Content and data sets are acquired from many sources:
- Public Domain data
- Licensed content
- Digital Exhaust
- Client data
- Companies own internal data assets
Content engineers and Data Scientists perform many unique cleaning processes to get these data sets prepared for their analytics and model training experiments. This request has 2 parts:
Common Tooling and Scripts provided as part of a Data Refinery toolkit
As part of this preparation there are many common tools and processes that Content engineers and Data Scientists use in their own environment. This request is to make tools such as virus and malware scanners, copyright scanners, PII (Personally identifiable information) scanners and PII pattern scanners, available as part of the data transformation suite that can be used in projects and workflows to perform cleaning on data sets. With the vast array of data sources available today, it's critical that all Content follows best practices for security and compliance before allowing this content to be added to companies Repositories, Data Lakes and Catalogs.

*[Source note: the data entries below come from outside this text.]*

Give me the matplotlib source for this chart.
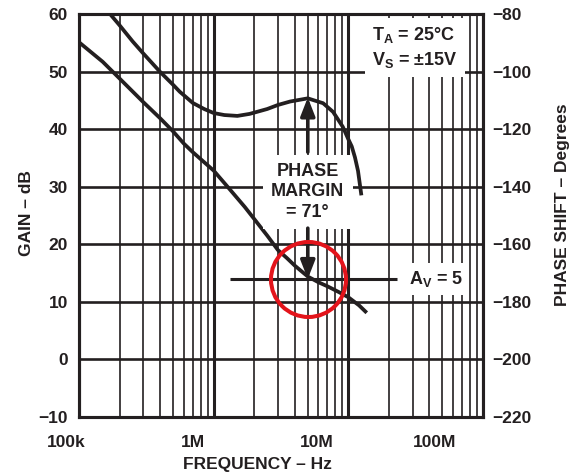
import numpy as np
import matplotlib
matplotlib.use("Agg")
import matplotlib.pyplot as plt
from matplotlib.transforms import ScaledTranslation
from matplotlib.ticker import FixedLocator, NullFormatter

plt.rcParams["font.family"] = ["Liberation Sans", "DejaVu Sans"]
plt.rcParams["font.weight"] = "bold"
plt.rcParams["mathtext.fontset"] = "custom"
plt.rcParams["mathtext.rm"] = "Liberation Sans:bold"
plt.rcParams["mathtext.it"] = "Liberation Sans:bold"
plt.rcParams["mathtext.bf"] = "Liberation Sans:bold"
plt.rcParams["mathtext.default"] = "rm"

INK = "#231f20"

# Open-loop gain (dB) vs frequency (Hz)
gain_freq = [1e5, 1.5e5, 2e5, 3e5, 4e5, 5e5, 6e5, 7e5, 8e5, 1e6, 1.3e6,
             1.7e6, 2e6, 2.5e6, 3e6, 3.5e6, 4e6, 5e6, 6e6, 7e6, 8.5e6, 1e7,
             1.2e7, 1.37e7]
gain_db = [55.1, 51.7, 48.8, 44.7, 41.9, 39.6, 37.5, 36.0, 34.8, 32.8, 29.7,
           26.5, 24.4, 21.5, 19.0, 17.6, 16.3, 14.4, 13.4, 12.7, 11.7, 10.8,
           9.4, 8.1]

# Phase shift (degrees) vs frequency (Hz)
phase_freq = [1.7e5, 2e5, 2.5e5, 3e5, 4e5, 5e5, 5.6e5, 7e5, 8.5e5, 1e6,
              1.2e6, 1.5e6, 1.85e6, 2.5e6, 3e6, 3.7e6, 5e6, 6.5e6, 7.7e6,
              9.1e6, 1e7, 1.06e7, 1.12e7, 1.18e7, 1.25e7]
phase_deg = [-80.0, -83.9, -89.5, -93.7, -100.1, -104.6, -107.0, -110.9,
             -113.0, -114.4, -115.1, -115.4, -114.7, -113.0, -111.6, -110.4,
             -109.3, -111.0, -114.0, -119.2, -123.5, -126.0, -129.8, -134.5,
             -143.0]

# Closed-loop gain and phase margin at crossover
av = 5
av_db = 20 * np.log10(av)
crossover_freq = 5e6
phase_margin = 71
av_line_span = [1.32e6, 2.3e7]

x_tick_vals = [1e5, 1e6, 1e7, 1e8]
x_tick_labels = ["100k", "1M", "10M", "100M"]
x_label_shift_px = [-13, -21, -32, -48]
gain_ticks = list(range(-10, 61, 10))
phase_ticks = list(range(-220, -79, 20))

W, H = 572, 476
fig = plt.figure(figsize=(W / 100, H / 100), dpi=100)
ax = fig.add_axes([79 / W, 1 - 417 / H, (483 - 79) / W, (417 - 14) / H])

ax.set_xscale("log")
ax.set_xlim(1e5, 1e8)
ax.set_ylim(-10, 60)
ax.set_xticks(x_tick_vals)
ax.set_xticklabels(x_tick_labels)
minor = [m * d for d in [1e5, 1e6, 1e7] for m in range(2, 10)]
ax.xaxis.set_minor_locator(FixedLocator(minor))
ax.xaxis.set_minor_formatter(NullFormatter())
ax.set_yticks(gain_ticks)

ax.tick_params(axis="both", which="both", length=0, labelsize=12.5,
               labelcolor=INK)
ax.tick_params(axis="y", pad=8)
ax.tick_params(axis="x", pad=13)
for lab, dx in zip(ax.get_xticklabels(), x_label_shift_px):
    lab.set_transform(lab.get_transform() +
                      ScaledTranslation(dx / 100, 0, fig.dpi_scale_trans))

ax.grid(which="major", axis="x", color=INK, lw=2.2)
ax.grid(which="minor", axis="x", color=INK, lw=1.2)
ax.grid(which="major", axis="y", color=INK, lw=1.9)
for s in ax.spines.values():
    s.set_linewidth(2.2)
    s.set_color(INK)

ax2 = ax.twinx()
ax2.set_ylim(-220, -80)
ax2.set_yticks(phase_ticks)
ax2.tick_params(axis="y", length=0, pad=7, labelsize=12.5, labelcolor=INK)
for s in ax2.spines.values():
    s.set_linewidth(2.2)
    s.set_color(INK)

# Curves
ax.plot(gain_freq, gain_db, color=INK, lw=2.7, solid_capstyle="butt",
        solid_joinstyle="round", zorder=4)
ax2.plot(phase_freq, phase_deg, color=INK, lw=2.7, solid_capstyle="butt",
         solid_joinstyle="round", zorder=4)

# Closed-loop gain line and label
ax.hlines(av_db, av_line_span[0], av_line_span[1], color=INK, lw=2.2, zorder=3)
ax.text(4.47e7, av_db, "A$_V$ = %d" % av, ha="center", va="center",
        fontsize=13, color=INK, zorder=5,
        bbox=dict(boxstyle="square,pad=0.35", fc="white", ec="none"))

# Conditions box
ax.text(1.5e7, 54.2, "T$_A$ = 25°C\nV$_S$ = ±15V", ha="left", va="center",
        fontsize=13, color=INK, linespacing=1.35, zorder=5,
        bbox=dict(boxstyle="square,pad=0.4", fc="white", ec="none"))

# Phase margin label and arrows
ax.text(crossover_freq, 29.1, "PHASE\nMARGIN\n= %d°" % phase_margin,
        ha="center", va="center", multialignment="center", fontsize=13,
        color=INK, linespacing=1.25, zorder=5,
        bbox=dict(boxstyle="square,pad=0.45", fc="white", ec="none"))
arrow = dict(arrowstyle="-|>,head_length=1.1,head_width=0.43", color=INK,
             lw=2.6, shrinkA=0, shrinkB=0, mutation_scale=10)
ax.annotate("", xy=(crossover_freq, -180 + phase_margin),
            xycoords=ax2.transData, xytext=(crossover_freq, 36.0),
            textcoords=ax.transData, arrowprops=arrow, zorder=6)
ax.annotate("", xy=(crossover_freq, av_db), xytext=(crossover_freq, 22.8),
            arrowprops=arrow, zorder=6)

# Highlight around the crossover point
ax.plot([crossover_freq], [av_db], marker="o", ms=54, mfc="none",
        mec="#e3141b", mew=2.9, zorder=7, clip_on=False)

# Axis titles
fig.text(257 / W, 1 - 465 / H, "FREQUENCY – Hz", ha="center", va="center",
         fontsize=12.5, color=INK)
fig.text(27 / W, 1 - 213 / H, "GAIN – dB", ha="center", va="center",
         rotation=90, fontsize=12.5, color=INK)
fig.text(562 / W, 1 - 205 / H, "PHASE SHIFT – Degrees", ha="center",
         va="center", rotation=90, fontsize=12.5, color=INK)

fig.savefig("out.png", dpi=100)
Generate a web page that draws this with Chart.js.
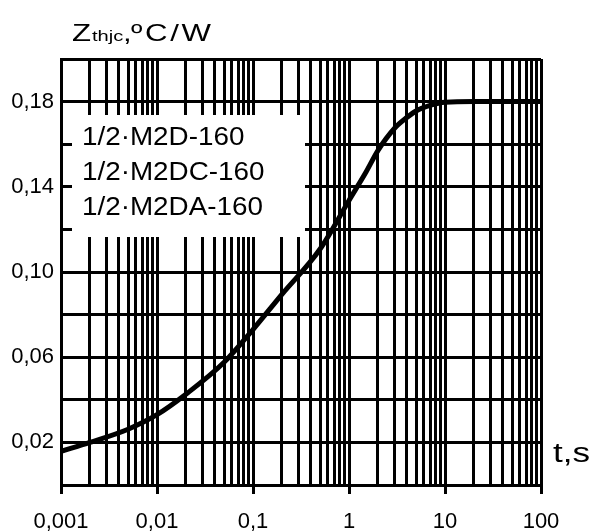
<!DOCTYPE html>
<html>
<head>
<meta charset="utf-8">
<script src="https://cdn.jsdelivr.net/npm/chart.js@4"></script>
<style>
  html, body { margin: 0; padding: 0; background: #fff; }
  canvas { display: block; }
</style>
</head>
<body>
<canvas id="chart" width="592" height="532"></canvas>
<script>
// transient thermal impedance
const timeS = [0.001, 0.002, 0.005, 0.01, 0.02, 0.05, 0.1, 0.2, 0.5, 1, 1.5, 2, 3, 4, 5, 7, 10, 20, 50, 100];
const zthjc = [0.0158, 0.0200, 0.0262, 0.0330, 0.0426, 0.0576, 0.0730, 0.0895, 0.1108, 0.1336, 0.1468, 0.1570, 0.1676, 0.1725, 0.1756, 0.1782, 0.1797, 0.1800, 0.1800, 0.1800];

const xDecades = [0.001, 0.01, 0.1, 1, 10, 100];
const xTickLabels = ['0,001', '0,01', '0,1', '1', '10', '100'];
const yLabelValues = [0.02, 0.06, 0.10, 0.14, 0.18];
const yTickLabels = ['0,02', '0,06', '0,10', '0,14', '0,18'];
const legendLines = ['1/2\u00b7M2D-160', '1/2\u00b7M2DC-160', '1/2\u00b7M2DA-160'];

const FONT = "'Liberation Sans', Arial, sans-serif";
const GRID_W = 3;

// log paper: a line at 1..9 x 10^n
const xGrid = [];
xDecades.forEach((d, i) => {
  if (i === xDecades.length - 1) { xGrid.push(d); return; }
  for (let m = 1; m < 10; m++) xGrid.push(+(d * m).toPrecision(3));
});

const decadeIndex = (v) => xDecades.findIndex((d) => Math.abs(v / d - 1) < 1e-6);

const overlay = {
  id: 'overlay',
  beforeDraw(chart) {
    const { ctx } = chart;
    ctx.save();
    ctx.fillStyle = '#fff';
    ctx.fillRect(0, 0, chart.width, chart.height);
    ctx.restore();
  },
  beforeDatasetsDraw(chart) {
    const { ctx, chartArea: a } = chart;
    ctx.save();
    ctx.fillStyle = '#fff';
    ctx.fillRect(a.left + 11, a.top + 56, 233, 122);
    ctx.fillStyle = '#000';
    ctx.font = `26px ${FONT}`;
    ctx.textBaseline = 'alphabetic';
    legendLines.forEach((s, i) => {
      ctx.save();
      ctx.translate(a.left + 21, a.top + 86 + i * 35);
      ctx.scale(1.07, 1);
      ctx.fillText(s, 0, 0);
      ctx.restore();
    });
    ctx.restore();
  },
  afterDraw(chart) {
    const { ctx } = chart;
    ctx.save();
    ctx.fillStyle = '#000';
    ctx.textBaseline = 'alphabetic';

    // axis title, drawn wide like the original
    ctx.save();
    ctx.translate(72, 41);
    ctx.scale(1.3, 1);
    ctx.font = `24px ${FONT}`;
    ctx.fillText('Z', 0, 0);
    ctx.font = `15.5px ${FONT}`;
    ctx.fillText('thjc', 15.4, 0);
    ctx.font = `24px ${FONT}`;
    ctx.fillText(',', 39.2, 0);
    ctx.letterSpacing = '2px';
    ctx.fillText('\u00baC/W', 45.4, 0);
    ctx.restore();

    ctx.save();
    ctx.translate(553, 462);
    ctx.scale(1.3, 1);
    ctx.font = `27px ${FONT}`;
    ctx.fillText('t,s', 0, 0);
    ctx.restore();

    ctx.restore();
  },
};

new Chart(document.getElementById('chart'), {
  type: 'line',
  data: {
    datasets: [{
      data: timeS.map((t, i) => ({ x: t, y: zthjc[i] })),
      borderColor: '#000',
      borderWidth: 5,
      pointRadius: 0,
      cubicInterpolationMode: 'monotone',
      fill: false,
    }],
  },
  options: {
    responsive: false,
    animation: false,
    events: [],
    layout: { padding: { top: 59, right: 51, left: 0, bottom: 0 } },
    plugins: { legend: { display: false }, tooltip: { enabled: false }, title: { display: false } },
    scales: {
      x: {
        type: 'logarithmic',
        min: 0.001,
        max: 100,
        afterBuildTicks: (scale) => { scale.ticks = xGrid.map((v) => ({ value: v })); },
        afterFit: (scale) => { scale.height = 47; },
        border: { color: '#000', width: GRID_W },
        grid: {
          color: '#000',
          lineWidth: GRID_W,
          tickLength: 9,
          tickColor: (c) => (c.tick && decadeIndex(c.tick.value) >= 0 ? '#000' : 'rgba(0,0,0,0)'),
        },
        ticks: {
          autoSkip: false,
          maxRotation: 0,
          padding: 15,
          color: '#000',
          font: { family: FONT, size: 22 },
          callback: (v) => { const i = decadeIndex(v); return i >= 0 ? xTickLabels[i] : ''; },
        },
      },
      y: {
        min: 0,
        max: 0.2,
        afterFit: (scale) => { scale.width = 61; },
        border: { color: '#000', width: GRID_W },
        grid: { color: '#000', lineWidth: GRID_W, drawTicks: false },
        ticks: {
          stepSize: 0.02,
          padding: 7,
          color: '#000',
          font: { family: FONT, size: 22 },
          callback: (v) => {
            const i = yLabelValues.findIndex((y) => Math.abs(y - v) < 1e-6);
            return i >= 0 ? yTickLabels[i] : '';
          },
        },
      },
    },
  },
  plugins: [overlay],
});
</script>
</body>
</html>
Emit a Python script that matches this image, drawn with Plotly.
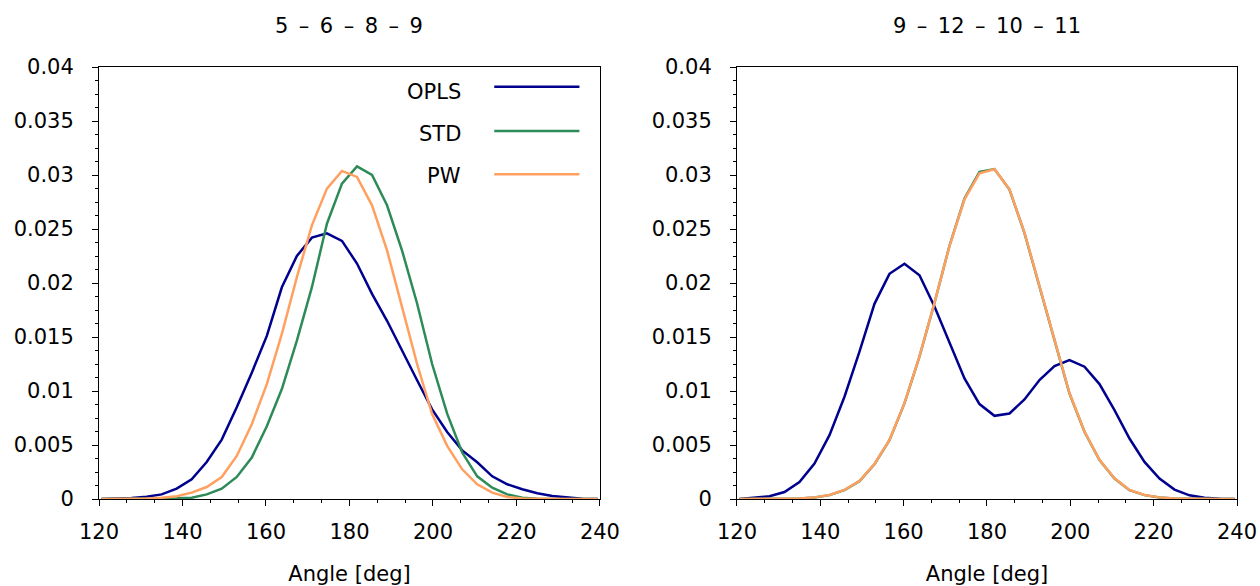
import plotly.graph_objects as go

# bin centres (deg) shared by all distributions
angles = [120.6, 124.2, 127.8, 131.4, 135.0, 138.6, 142.2, 145.8, 149.4, 153.0,
          156.6, 160.2, 163.8, 167.4, 171.0, 174.6, 178.2, 181.8, 185.4, 189.0,
          192.6, 196.2, 199.8, 203.4, 207.0, 210.6, 214.2, 217.8, 221.4, 225.0,
          228.6, 232.2, 235.8, 239.4]

# dihedral 5-6-8-9
opls_a = [0.0, 0.00002, 0.0001, 0.0002, 0.00043, 0.00096, 0.00182, 0.00343, 0.0055, 0.0085,
          0.0117, 0.0151, 0.0196, 0.0225, 0.0242, 0.0246, 0.0239, 0.0218, 0.0190, 0.0165,
          0.0137, 0.0110, 0.0083, 0.0062, 0.0045, 0.0034, 0.0021, 0.00136, 0.0009, 0.00053,
          0.00028, 0.00012, 0.00003, 0.0]
std_a = [0.0, 0.0, 0.0, 0.00001, 0.00003, 0.00006, 0.00012, 0.00043, 0.00096, 0.00204,
         0.00384, 0.00674, 0.01018, 0.01466, 0.01961, 0.02549, 0.0292, 0.0308, 0.0300, 0.0272,
         0.0230, 0.0181, 0.0125, 0.0079, 0.0043, 0.0021, 0.00105, 0.00043, 0.00012, 0.00003,
         0.00001, 0.0, 0.0, 0.0]
pw_a = [0.0, 0.0, 0.00003, 0.00005, 0.00012, 0.00025, 0.00059, 0.00111, 0.00204, 0.00399,
        0.00693, 0.01064, 0.01528, 0.02054, 0.02534, 0.02874, 0.03038, 0.02982, 0.02719, 0.02302,
        0.01776, 0.0125, 0.00786, 0.00492, 0.00275, 0.00136, 0.00059, 0.00019, 0.00005, 0.00001,
        0.0, 0.0, 0.0, 0.0]

# dihedral 9-12-10-11
opls_b = [0.0, 0.0001, 0.00025, 0.00065, 0.00158, 0.00328, 0.00591, 0.00947, 0.01364, 0.01807,
          0.02085, 0.02178, 0.02072, 0.01782, 0.01441, 0.01117, 0.00879, 0.0077, 0.00792, 0.00922,
          0.01101, 0.01231, 0.01287, 0.01225, 0.01064, 0.00823, 0.0056, 0.00343, 0.00189, 0.00087,
          0.00034, 0.00012, 0.00002, 0.0]
std_b = [0.0, 0.0, 0.0, 0.00002, 0.00005, 0.00014, 0.00036, 0.00083, 0.00165, 0.00322,
         0.00545, 0.00885, 0.01318, 0.01815, 0.02345, 0.02782, 0.03029, 0.03055, 0.02866, 0.02462,
         0.01965, 0.01455, 0.00977, 0.00622, 0.0036, 0.0019, 0.00082, 0.00036, 0.00014, 0.00004,
         0.00001, 0.0, 0.0, 0.0]
pw_b = [0.0, 0.0, 0.0, 0.00002, 0.00005, 0.00015, 0.00037, 0.00084, 0.00167, 0.00325,
        0.00548, 0.00888, 0.01321, 0.01816, 0.02342, 0.02775, 0.03016, 0.03053, 0.02868, 0.02466,
        0.0197, 0.0146, 0.00981, 0.00625, 0.00362, 0.00192, 0.00084, 0.00037, 0.00015, 0.00005,
        0.00001, 0.0, 0.0, 0.0]

panel_titles = ["5\u2002\u2013\u20026\u2002\u2013\u20028\u2002\u2013\u20029",
                "9\u2002\u2013\u200212\u2002\u2013\u200210\u2002\u2013\u200211"]
series_names = ["OPLS", "STD", "PW"]
x_ticks = [120, 140, 160, 180, 200, 220, 240]
y_ticks = [0, 0.005, 0.01, 0.015, 0.02, 0.025, 0.03, 0.035, 0.04]
y_tick_text = ["0", "0.005", "0.01", "0.015", "0.02", "0.025", "0.03", "0.035", "0.04"]

COLORS = {"OPLS": "#00008f", "STD": "#2e8b57", "PW": "#ffa060"}
FONT = "DejaVu Sans"
FS = 21

fig = go.Figure()
panels = [(opls_a, std_a, pw_a), (opls_b, std_b, pw_b)]
for i, data in enumerate(panels):
    xa = "x" if i == 0 else "x2"
    ya = "y" if i == 0 else "y2"
    for name, vals in zip(series_names, data):
        fig.add_trace(go.Scatter(
            x=angles, y=vals, mode="lines", name=name, showlegend=False,
            line=dict(color=COLORS[name], width=2.5), xaxis=xa, yaxis=ya,
        ))

axis_common = dict(
    showgrid=False, zeroline=False, showline=True, linecolor="black", linewidth=1,
    mirror=True, ticks="outside", tickcolor="black", ticklen=6, tickwidth=1,
    ticklabeloverflow="allow",
    tickfont=dict(family=FONT, size=FS, color="black"),
)
xaxis_style = dict(axis_common, range=[120, 240], tickvals=x_ticks, ticklabelstandoff=8,
                   minor=dict(dtick=20 / 3, tick0=120, ticks="outside", ticklen=3, tickcolor="black"),
                   title=dict(text="Angle [deg]", font=dict(family=FONT, size=FS, color="black"),
                              standoff=37))
yaxis_style = dict(axis_common, range=[0, 0.04], tickvals=y_ticks, ticktext=y_tick_text,
                   ticklabelstandoff=14,
                   minor=dict(dtick=0.00125, tick0=0, ticks="outside", ticklen=3, tickcolor="black"))

fig.update_layout(
    width=1260, height=586,
    margin=dict(l=99, r=23, t=67, b=87, autoexpand=False),
    paper_bgcolor="white", plot_bgcolor="white",
    font=dict(family=FONT, size=FS, color="black"),
    xaxis=dict(xaxis_style, domain=[0, 0.4402], anchor="y"),
    yaxis=dict(yaxis_style, domain=[0, 1], anchor="x"),
    xaxis2=dict(xaxis_style, domain=[0.5606, 1], anchor="y2"),
    yaxis2=dict(yaxis_style, domain=[0, 1], anchor="x2"),
)

# panel titles
for xref, title in zip(["x domain", "x2 domain"], panel_titles):
    fig.add_annotation(text=title, xref=xref, yref="paper", x=0.5, y=1.095,
                       xanchor="center", yanchor="middle", showarrow=False,
                       font=dict(family=FONT, size=FS, color="black"))

# legend drawn in the left panel: label on the left, line sample on the right
legend_text_y = [0.942, 0.845, 0.748]
legend_line_y = [0.954, 0.852, 0.752]
for name, ty, ly in zip(series_names, legend_text_y, legend_line_y):
    fig.add_annotation(text=name, xref="x domain", yref="y domain", x=0.727, y=ty,
                       xanchor="right", yanchor="middle", showarrow=False,
                       font=dict(family=FONT, size=FS, color="black"))
    fig.add_shape(type="line", xref="x domain", yref="y domain",
                  x0=0.789, x1=0.959, y0=ly, y1=ly,
                  line=dict(color=COLORS[name], width=2.5))

# drop the default 8px page margin so the figure fills the window exactly
fig.write_html("out.html", config={"displayModeBar": False},
               post_script="document.body.style.margin = '0';")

User Specific Cleaning and Data Preparation tools
In addition to "Common" tools and processes, every team has unique scripts and procedures specific to their data formatting and data preparation requirements. This second part of the request is to enable the ability for a user to bring and add their custom scripts or docker containers that they have developed and hardened for years to projects and workflows. Making it easy to bring the tools and processes engineers and data scientists use in their environment today allows a faster easier adoption experience.